----- Supplied data -----

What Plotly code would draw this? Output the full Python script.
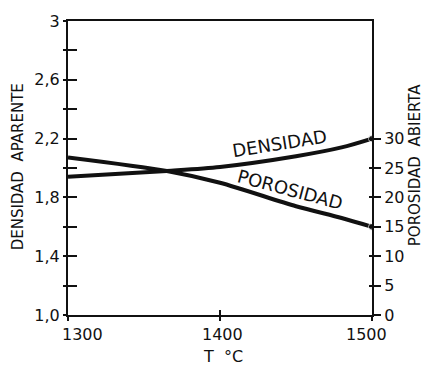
import plotly.graph_objects as go

# Temperature (°C) and measured properties
temp = [1300, 1365, 1400, 1450, 1480, 1500]
densidad = [1.94, 1.98, 2.007, 2.08, 2.14, 2.20]      # apparent density (left axis)
porosidad = [26.8, 24.5, 22.5, 18.5, 16.5, 15.0]      # open porosity % (right axis)

x_ticks = [1300, 1400, 1500]
x_labels = ["1300", "1400", "1500"]
d_ticks = [1.0, 1.2, 1.4, 1.6, 1.8, 2.0, 2.2, 2.4, 2.6, 2.8, 3.0]
d_labels = ["1,0", "", "1,4", "", "1,8", "", "2,2", "", "2,6", "", "3"]
p_ticks = [0, 5, 10, 15, 20, 25, 30]
p_labels = ["0", "5", "10", "15", "20", "25", "30"]

INK = "#111111"
FONT = "DejaVu Sans"

def end_dot(n):
    return [0] * (n - 1) + [7]

fig = go.Figure()
fig.add_trace(go.Scatter(
    x=temp, y=densidad, mode="lines+markers", xaxis="x", yaxis="y",
    line=dict(color=INK, width=4, shape="spline", smoothing=0.8),
    marker=dict(size=end_dot(len(temp)), color=INK), showlegend=False))
fig.add_trace(go.Scatter(
    x=temp, y=porosidad, mode="lines+markers", xaxis="x", yaxis="y2",
    line=dict(color=INK, width=4, shape="spline", smoothing=0.8),
    marker=dict(size=end_dot(len(temp)), color=INK), showlegend=False))

# empty traces so the inner-tick companion axes are drawn
for xa, ya in [("x2", "y"), ("x", "y3"), ("x", "y4")]:
    fig.add_trace(go.Scatter(x=[None], y=[None], xaxis=xa, yaxis=ya,
                             mode="lines", showlegend=False, hoverinfo="skip"))

axis_common = dict(showgrid=False, zeroline=False, ticks="outside",
                   tickcolor=INK, tickwidth=1.6, linecolor=INK)
inner = dict(showticklabels=False, showline=False, showgrid=False,
             zeroline=False, ticks="inside", tickcolor=INK, tickwidth=1.6)

fig.update_layout(
    width=425, height=368,
    margin=dict(l=68, r=53, t=14, b=53),
    paper_bgcolor="white", plot_bgcolor="white",
    font=dict(family=FONT, size=16, color=INK),
    xaxis=dict(range=[1300, 1500], tickvals=x_ticks, showticklabels=False,
               ticklen=4, showline=True, linewidth=2, mirror=True,
               anchor="y", **axis_common),
    xaxis2=dict(range=[1300, 1500], overlaying="x", anchor="y",
                tickvals=x_ticks, ticklen=5, **inner),
    yaxis=dict(range=[1, 3], tickvals=d_ticks, ticktext=d_labels,
               ticklen=3, showline=True, linewidth=2.2, anchor="x",
               tickfont=dict(size=16), ticklabelstandoff=0, **axis_common),
    yaxis3=dict(range=[1, 3], overlaying="y", anchor="x", side="left",
                tickvals=d_ticks, ticklen=9, **inner),
    yaxis2=dict(range=[0, 50], overlaying="y", side="right", anchor="x",
                tickvals=p_ticks, ticktext=p_labels, ticklen=7,
                showline=True, linewidth=2, tickfont=dict(size=16),
                ticklabelstandoff=0, **axis_common),
    yaxis4=dict(range=[0, 50], overlaying="y", side="right", anchor="x",
                tickvals=p_ticks, ticklen=3, **inner),
)

annotations = []
# x tick labels
x_shifts = [14, 2, -6]
for v, t, s in zip(x_ticks, x_labels, x_shifts):
    annotations.append(dict(x=v, y=0, xref="x", yref="paper", text=t,
                            showarrow=False, xanchor="center", yanchor="top",
                            xshift=s, yshift=-8, font=dict(size=16)))
# axis titles
annotations += [
    dict(x=0.51, y=-0.14, xref="paper", yref="paper", text="T  °C",
         showarrow=False, xanchor="center", yanchor="middle",
         font=dict(size=16)),
    dict(x=-0.165, y=0.505, xref="paper", yref="paper",
         text="DENSIDAD  APARENTE", textangle=-90, showarrow=False,
         xanchor="center", yanchor="middle", font=dict(size=15)),
    dict(x=1.14, y=0.508, xref="paper", yref="paper",
         text="POROSIDAD  ABIERTA", textangle=-90, showarrow=False,
         xanchor="center", yanchor="middle", font=dict(size=15)),
    # curve labels
    dict(x=1439, y=2.167, xref="x", yref="y", text="DENSIDAD",
         textangle=-9, showarrow=False, font=dict(size=18)),
    dict(x=1446, y=1.853, xref="x", yref="y", text="POROSIDAD",
         textangle=15, showarrow=False, font=dict(size=18)),
]
fig.update_layout(annotations=annotations)

fig.write_html("out.html")
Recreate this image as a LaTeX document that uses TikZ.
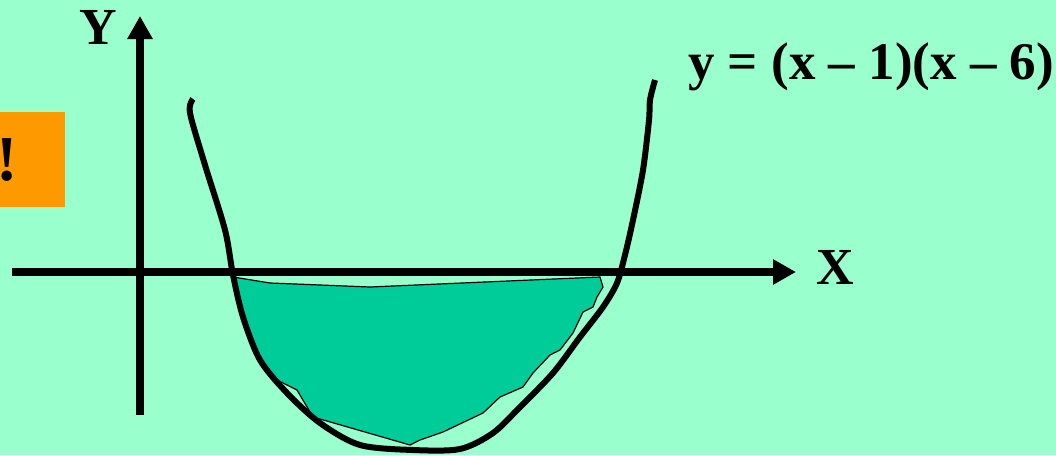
\documentclass[tikz,border=0pt]{standalone}
\usepackage{fontspec}
\setmainfont{Liberation Serif}
\usetikzlibrary{positioning,arrows.meta}
\definecolor{bgmint}{HTML}{99FFCC}
\definecolor{taborange}{HTML}{FF9900}
\definecolor{pitteal}{HTML}{00CC99}

\begin{document}
\begin{tikzpicture}[x=1pt,y=-1pt,>={Triangle[length=23pt,width=24pt]},
  axis/.style={line width=8pt,->},
  parab/.style={line width=6pt,line join=round},
  biglabel/.style={font=\fontsize{52}{60}\selectfont\bfseries,inner sep=0pt}]
  \fill[bgmint] (0,0) rectangle (1056,455);
  \useasboundingbox (0,0) rectangle (1056,455);
  % ---- orange tab ----
  \fill[taborange] (0,112) rectangle (65,207);
  \node[biglabel,font=\fontsize{64}{70}\selectfont\bfseries] (bang) at (7,160) {!};
  % ---- shaded region ----
  \filldraw[fill=pitteal,draw=black,line width=1.2pt] plot coordinates {
    (233,277) (270,283) (370,287) (600,277) (603,287) (597,297) (593,307)
    (583,312) (573,333) (560,350) (550,355) (533,373) (523,387) (500,397)
    (483,413) (443,432) (420,440) (410,445) (313,417) (297,390) (273,378)
    (263,367) (243,317)} -- cycle;
  % ---- parabola ----
  \draw[parab] plot[smooth,tension=0.5] coordinates {
    (193,99) (190,113) (205,165) (225,230) (233,275) (243,317) (260,360)
    (287,393) (320,423) (360,445) (413,450) (460,449) (493,433) (520,407)
    (553,373) (580,337) (603,307) (617,283) (625,255) (633,220) (643,170)
    (649,120) (650,100) (655,80)};
  % ---- axes ----
  \coordinate (xfrom) at (12,272);
  \coordinate (xto) at (796,272);
  \coordinate (yfrom) at (140,415);
  \coordinate (yto) at (140,16);
  \draw[axis] (xfrom) -- (xto);
  \draw[axis] (yfrom) -- (yto);
  \node[biglabel] (ylab) at (98,27) {Y};
  \node[biglabel] (xlab) at (835,267) {X};
  \node[biglabel,font=\fontsize{53}{60}\selectfont\bfseries,anchor=base west] (eqn) at (688,79) {y = (x – 1)(x – 6)};
\end{tikzpicture}
\end{document}
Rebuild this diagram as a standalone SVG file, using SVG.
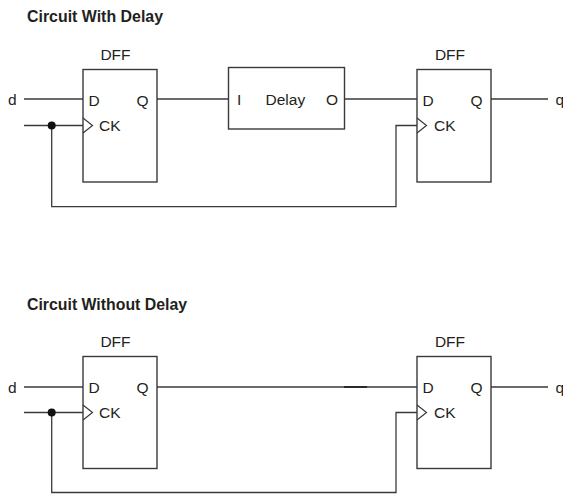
<svg xmlns="http://www.w3.org/2000/svg" width="563" height="494" viewBox="0 0 563 494">
<style>
.box{fill:#fff;stroke:#3a3a3a;stroke-width:1.4}
.w{fill:none;stroke:#3a3a3a;stroke-width:1.3}
.t{font-family:"Liberation Sans",Arial,sans-serif;font-size:15.5px;fill:#231f20}
.h{font-family:"Liberation Sans",Arial,sans-serif;font-size:16px;font-weight:bold;fill:#231f20}
.ck{fill:none;stroke:#3a3a3a;stroke-width:1.2}
</style>
<rect width="563" height="494" fill="#fff"/>
<text class="h" x="27" y="21.5" textLength="136" lengthAdjust="spacingAndGlyphs">Circuit With Delay</text>
<text class="h" x="27" y="309.5" textLength="160" lengthAdjust="spacingAndGlyphs">Circuit Without Delay</text>
<g id="connectors">
<path class="w" d="M24 99H83M24 125.5H83M51.7 125.5V206.7H396V125.5H417M157 99H229M345 99H417M491 99H548"/>
<path class="w" d="M24 387H83M24 412.5H83M51.7 412.5V492.5H396V412.5H417M157 387H417M491 387H548"/>
<path d="M344 387H367" stroke="#222" stroke-width="1.8"/>
<circle cx="51.7" cy="125.5" r="4" fill="#111"/>
<circle cx="51.7" cy="412.5" r="4" fill="#111"/>
</g>
<text class="t" x="8" y="105">d</text>
<text class="t" x="8" y="393">d</text>
<text class="t" x="555.5" y="105">q</text>
<text class="t" x="555.5" y="393">q</text>
<g id="dff1">
<rect class="box" x="83" y="69.5" width="74" height="112.5"/>
<path class="ck" d="M83 118L92.5 125.5L83 133"/>
<text class="t" x="115.5" y="60" text-anchor="middle">DFF</text>
<text class="t" x="88.5" y="106">D</text>
<text class="t" x="136.5" y="106">Q</text>
<text class="t" x="99" y="131">CK</text>
</g>
<g id="delay">
<rect class="box" x="228.5" y="67.5" width="116" height="61.5"/>
<text class="t" x="237" y="105">I</text>
<text class="t" x="265.5" y="105">Delay</text>
<text class="t" x="326" y="105">O</text>
</g>
<g id="dff2">
<rect class="box" x="417" y="69.5" width="74" height="112.5"/>
<path class="ck" d="M417 118L426.5 125.5L417 133"/>
<text class="t" x="450" y="60" text-anchor="middle">DFF</text>
<text class="t" x="422.5" y="106">D</text>
<text class="t" x="470.5" y="106">Q</text>
<text class="t" x="434" y="131">CK</text>
</g>
<g id="dff3">
<rect class="box" x="83" y="356.5" width="74" height="112"/>
<path class="ck" d="M83 405L92.5 412.5L83 420"/>
<text class="t" x="115.5" y="347" text-anchor="middle">DFF</text>
<text class="t" x="88.5" y="393">D</text>
<text class="t" x="136.5" y="393">Q</text>
<text class="t" x="99" y="418">CK</text>
</g>
<g id="dff4">
<rect class="box" x="417" y="356.5" width="74" height="112"/>
<path class="ck" d="M417 405L426.5 412.5L417 420"/>
<text class="t" x="450" y="347" text-anchor="middle">DFF</text>
<text class="t" x="422.5" y="393">D</text>
<text class="t" x="470.5" y="393">Q</text>
<text class="t" x="434" y="418">CK</text>
</g>
</svg>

-----

## Task instructions
Transcribe the opening line of the listing above, please, and every line after it through the line with "porosidad = [26.8, 24.5, 22.5, 18.5, 16.5, 15.0]", word for word, without pictures.

## Response
What Plotly code would draw this? Output the full Python script.
import plotly.graph_objects as go

# Temperature (°C) and measured properties
temp = [1300, 1365, 1400, 1450, 1480, 1500]
densidad = [1.94, 1.98, 2.007, 2.08, 2.14, 2.20]      # apparent density (left axis)
porosidad = [26.8, 24.5, 22.5, 18.5, 16.5, 15.0]      # open porosity % (right axis)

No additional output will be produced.